### DATA EXTRACT
★ ★ ★ ★ ★
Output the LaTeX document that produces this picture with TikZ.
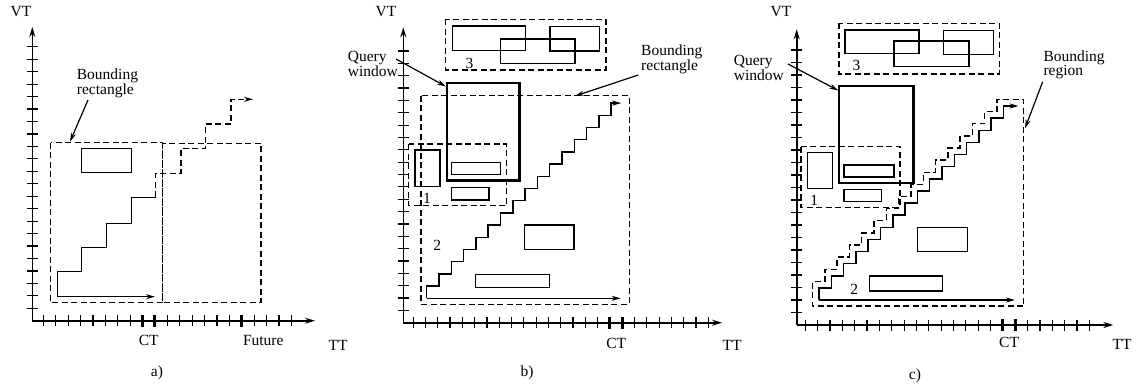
\documentclass[tikz,border=0pt]{standalone}
\usepackage{fontspec}
\setmainfont{Liberation Serif}
\usetikzlibrary{arrows.meta}
\begin{document}
\begin{tikzpicture}[x=1pt,y=-1pt,
  ax/.style={line width=1.6pt,-{Stealth[length=10pt,width=6pt]}},
  tk/.style={line width=1.2pt},
  btk/.style={line width=3pt},
  dbox/.style={line width=1.4pt,dash pattern=on 6pt off 3.5pt},
  sbox/.style={line width=1.4pt},
  qbox/.style={line width=2.4pt},
  stair/.style={line width=1.5pt},
  lbl/.style={font=\fontsize{15.5}{14}\selectfont, inner sep=0pt},
  larr/.style={line width=1.2pt,-{Stealth[length=9pt,width=5pt]}},
  parr/.style={line width=1.3pt,-{Stealth[length=9pt,width=5pt]}}
]
\fill[white] (0,0) rectangle (1139,388);
\useasboundingbox (0,0) rectangle (1139,388);

% ================= panel a =================
\coordinate (aO) at (32.3,320.7);
\coordinate (aVTend) at (32.3,27);
\coordinate (aTTend) at (315,320.7);
\foreach \k in {1,...,22} \draw[tk] (26.8,{320.7-12.45*\k}) -- (37.8,{320.7-12.45*\k});
\foreach \k in {1,...,21} \draw[tk] ({30.9+12.4*\k},315.2) -- ({30.9+12.4*\k},326.2);
\foreach \k in {9,10,17} \draw[btk] ({30.9+12.4*\k},314.7) -- ({30.9+12.4*\k},326.7);
\draw[ax] (aO) -- (aVTend);
\draw[ax] (aO) -- (aTTend);
\node[lbl] (aVT) at (21,12) {VT};
\node[lbl] (aTT) at (338,345) {TT};
\node[lbl] (aCT) at (148.7,340) {CT};
\node[lbl] (aFut) at (263.3,340) {Future};
\node[lbl] (acap) at (157,373) {a)};
% bounding rectangles
\draw[dbox] (50.7,142.7) rectangle (162.3,302.7);
\draw[dbox] (162.3,143.3) rectangle (261,302.7);
\draw[sbox] (81.7,148.3) rectangle (131.7,172.3);
% staircase
\coordinate (aS) at (57.3,296.7);
\coordinate (aSend) at (155,296.7);
\draw[parr] (aS) -- (aSend);
\draw[stair] (aS) -- (57.3,271.7) -- (81.7,271.7) -- (81.7,247.3) -- (106.7,247.3)
  -- (106.7,223.3) -- (131.7,223.3) -- (131.7,197.3) -- (155.7,197.3) coordinate (aSm);
\draw[dbox,-{Stealth[length=9pt,width=5pt]}] (aSm) -- (155.7,173.3) -- (181,173.3) -- (181,148.3)
  -- (205.7,148.3) -- (205.7,124) -- (231,124) -- (231,99.3) -- (253,99.3);
\node[lbl,anchor=west,align=left] (aBR) at (76.7,83) {Bounding\\rectangle};
\coordinate (aBRa) at (88,100);
\coordinate (aBRb) at (70,141.7);
\draw[larr] (aBRa) -- (aBRb);

% ================= panel b =================
\coordinate (bO) at (403.3,322.7);
\coordinate (bVTend) at (403.3,27.3);
\coordinate (bTTend) at (722,322.7);
\foreach \k in {1,...,22} \draw[tk] (397.8,{322.7-12.35*\k}) -- (408.8,{322.7-12.35*\k});
\foreach \k in {0,...,24} \draw[tk] ({413.1+12.3*\k},317.2) -- ({413.1+12.3*\k},328.2);
\foreach \k in {16,17} \draw[btk] ({413.1+12.3*\k},316.7) -- ({413.1+12.3*\k},328.7);
\draw[ax] (bO) -- (bVTend);
\draw[ax] (bO) -- (bTTend);
\node[lbl] (bVT) at (386,12) {VT};
\node[lbl] (bTT) at (732,345) {TT};
\node[lbl] (bCT) at (616.3,343) {CT};
\node[lbl] (bcap) at (527,373) {b)};
% cluster 3
\draw[dbox] (445.7,19.3) rectangle (606,70);
\draw[sbox] (452.3,26) rectangle (525.7,50.7);
\draw[sbox] (500.7,39) rectangle (575,63.3);
\draw[sbox] (550,26.7) rectangle (599.3,51);
\node[lbl] (b3) at (469.5,63) {3};
% query window
\draw[qbox] (446.7,82.7) rectangle (519.3,180.3);
% bounding rectangle
\draw[dbox] (421,95.7) rectangle (629.3,304.3);
% cluster 1
\draw[dbox] (408.5,144) rectangle (506.7,205.5);
\draw[sbox] (415,150) rectangle (440,186.7);
\draw[sbox] (451.7,162.7) rectangle (500.7,174.3);
\draw[sbox] (451.7,187.7) rectangle (489,200);
\node[lbl] (b1) at (427,198) {1};
\node[lbl] (b2) at (437.3,245) {2};
\draw[sbox] (524.3,225) rectangle (574,249.3);
\draw[sbox] (475.7,274.3) rectangle (549.3,287.3);
% staircase
\coordinate (bS) at (426.7,298.3);
\coordinate (bSend) at (620.7,298.3);
\draw[parr] (bS) -- (bSend);
\draw[stair,-{Stealth[length=9pt,width=5pt]}] (bS) \foreach \i in {1,...,15} { -- ++(0,-12.2) -- ++(12.3,0) } -- ++(0,-12.2) -- ++(10,0);
% labels
\node[lbl,anchor=east,align=left] (bQW) at (398,64) {Query\\window};
\coordinate (bQa) at (396,59);
\coordinate (bQb) at (446,86.5);
\draw[larr] (bQa) -- (bQb);
\node[lbl,anchor=west,align=left] (bBR) at (641,59) {Bounding\\rectangle};
\coordinate (bBa) at (638.3,75);
\coordinate (bBb) at (575,96);
\draw[larr] (bBa) -- (bBb);

% ================= panel c =================
\coordinate (cO) at (796.7,325);
\coordinate (cVTend) at (796.7,29.3);
\coordinate (cTTend) at (1113.3,325);
\foreach \k in {1,...,22} \draw[tk] (791.2,{325-12.5*\k}) -- (802.2,{325-12.5*\k});
\foreach \k in {0,...,23} \draw[tk] ({805.3+12.35*\k},319.5) -- ({805.3+12.35*\k},330.5);
\foreach \k in {16,17} \draw[btk] ({805.3+12.35*\k},319) -- ({805.3+12.35*\k},331);
\draw[ax] (cO) -- (cVTend);
\draw[ax] (cO) -- (cTTend);
\node[lbl] (cVT) at (781,12) {VT};
\node[lbl] (cTT) at (1122,344) {TT};
\node[lbl] (cCT) at (1009.1,342) {CT};
\node[lbl] (ccap) at (915,376) {c)};
% cluster 3
\draw[dbox] (839,23.3) rectangle (999.3,74);
\draw[sbox] (845,30) rectangle (919,53.3);
\draw[sbox] (894,41) rectangle (969,66.7);
\draw[sbox] (943.3,30.7) rectangle (993.3,54.3);
\node[lbl] (c3) at (856.5,65.5) {3};
% query window
\draw[qbox] (839,86) rectangle (913.3,183);
% cluster 1
\draw[dbox] (801,146.7) rectangle (900,207.3);
\draw[sbox] (807.5,152.7) rectangle (832.3,188.7);
\draw[sbox] (844,165) rectangle (894,177);
\draw[sbox] (844,189.3) rectangle (881.7,201.7);
\node[lbl] (c1) at (814.3,200) {1};
\node[lbl] (c2) at (854.3,289.3) {2};
\draw[sbox] (917.3,227.3) rectangle (967.3,251.7);
\draw[sbox] (869.3,276) rectangle (942.3,291);
% bounding region
\draw[dbox] (1023.3,306) -- (812.5,306) -- (812.5,293.5)
  \foreach \i in {1,...,15} { -- ++(0,-12.125) -- ++(12.3,0) } -- ++(0,-12.125) -- (1023.3,99.5) -- cycle;
% staircase
\coordinate (cS) at (819,300);
\coordinate (cSend) at (1015,300);
\draw[parr] (cS) -- (cSend);
\draw[stair,-{Stealth[length=9pt,width=5pt]}] (cS) \foreach \i in {1,...,15} { -- ++(0,-12.125) -- ++(12.3,0) } -- ++(0,-12.125) -- ++(15,0);
% labels
\node[lbl,anchor=east,align=left] (cQW) at (784,68) {Query\\window};
\coordinate (cQa) at (788,64);
\coordinate (cQb) at (838.3,90.5);
\draw[larr] (cQa) -- (cQb);
\node[lbl,anchor=west,align=left] (cBR) at (1043.3,65) {Bounding\\region};
\coordinate (cBa) at (1042.7,81.7);
\coordinate (cBb) at (1025,128.3);
\draw[larr] (cBa) -- (cBb);
\end{tikzpicture}
\end{document}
★ ★ ★ ★ ★
### PROBLEM DETAILS
Return nothing but the lines running from the start of the data to the line with "(aBRa) -- (aBRb);", please, both ends included and no pictures.

### OUTPUT
Output the LaTeX document that produces this picture with TikZ.
\documentclass[tikz,border=0pt]{standalone}
\usepackage{fontspec}
\setmainfont{Liberation Serif}
\usetikzlibrary{arrows.meta}
\begin{document}
\begin{tikzpicture}[x=1pt,y=-1pt,
  ax/.style={line width=1.6pt,-{Stealth[length=10pt,width=6pt]}},
  tk/.style={line width=1.2pt},
  btk/.style={line width=3pt},
  dbox/.style={line width=1.4pt,dash pattern=on 6pt off 3.5pt},
  sbox/.style={line width=1.4pt},
  qbox/.style={line width=2.4pt},
  stair/.style={line width=1.5pt},
  lbl/.style={font=\fontsize{15.5}{14}\selectfont, inner sep=0pt},
  larr/.style={line width=1.2pt,-{Stealth[length=9pt,width=5pt]}},
  parr/.style={line width=1.3pt,-{Stealth[length=9pt,width=5pt]}}
]
\fill[white] (0,0) rectangle (1139,388);
\useasboundingbox (0,0) rectangle (1139,388);

% ================= panel a =================
\coordinate (aO) at (32.3,320.7);
\coordinate (aVTend) at (32.3,27);
\coordinate (aTTend) at (315,320.7);
\foreach \k in {1,...,22} \draw[tk] (26.8,{320.7-12.45*\k}) -- (37.8,{320.7-12.45*\k});
\foreach \k in {1,...,21} \draw[tk] ({30.9+12.4*\k},315.2) -- ({30.9+12.4*\k},326.2);
\foreach \k in {9,10,17} \draw[btk] ({30.9+12.4*\k},314.7) -- ({30.9+12.4*\k},326.7);
\draw[ax] (aO) -- (aVTend);
\draw[ax] (aO) -- (aTTend);
\node[lbl] (aVT) at (21,12) {VT};
\node[lbl] (aTT) at (338,345) {TT};
\node[lbl] (aCT) at (148.7,340) {CT};
\node[lbl] (aFut) at (263.3,340) {Future};
\node[lbl] (acap) at (157,373) {a)};
% bounding rectangles
\draw[dbox] (50.7,142.7) rectangle (162.3,302.7);
\draw[dbox] (162.3,143.3) rectangle (261,302.7);
\draw[sbox] (81.7,148.3) rectangle (131.7,172.3);
% staircase
\coordinate (aS) at (57.3,296.7);
\coordinate (aSend) at (155,296.7);
\draw[parr] (aS) -- (aSend);
\draw[stair] (aS) -- (57.3,271.7) -- (81.7,271.7) -- (81.7,247.3) -- (106.7,247.3)
  -- (106.7,223.3) -- (131.7,223.3) -- (131.7,197.3) -- (155.7,197.3) coordinate (aSm);
\draw[dbox,-{Stealth[length=9pt,width=5pt]}] (aSm) -- (155.7,173.3) -- (181,173.3) -- (181,148.3)
  -- (205.7,148.3) -- (205.7,124) -- (231,124) -- (231,99.3) -- (253,99.3);
\node[lbl,anchor=west,align=left] (aBR) at (76.7,83) {Bounding\\rectangle};
\coordinate (aBRa) at (88,100);
\coordinate (aBRb) at (70,141.7);
\draw[larr] (aBRa) -- (aBRb);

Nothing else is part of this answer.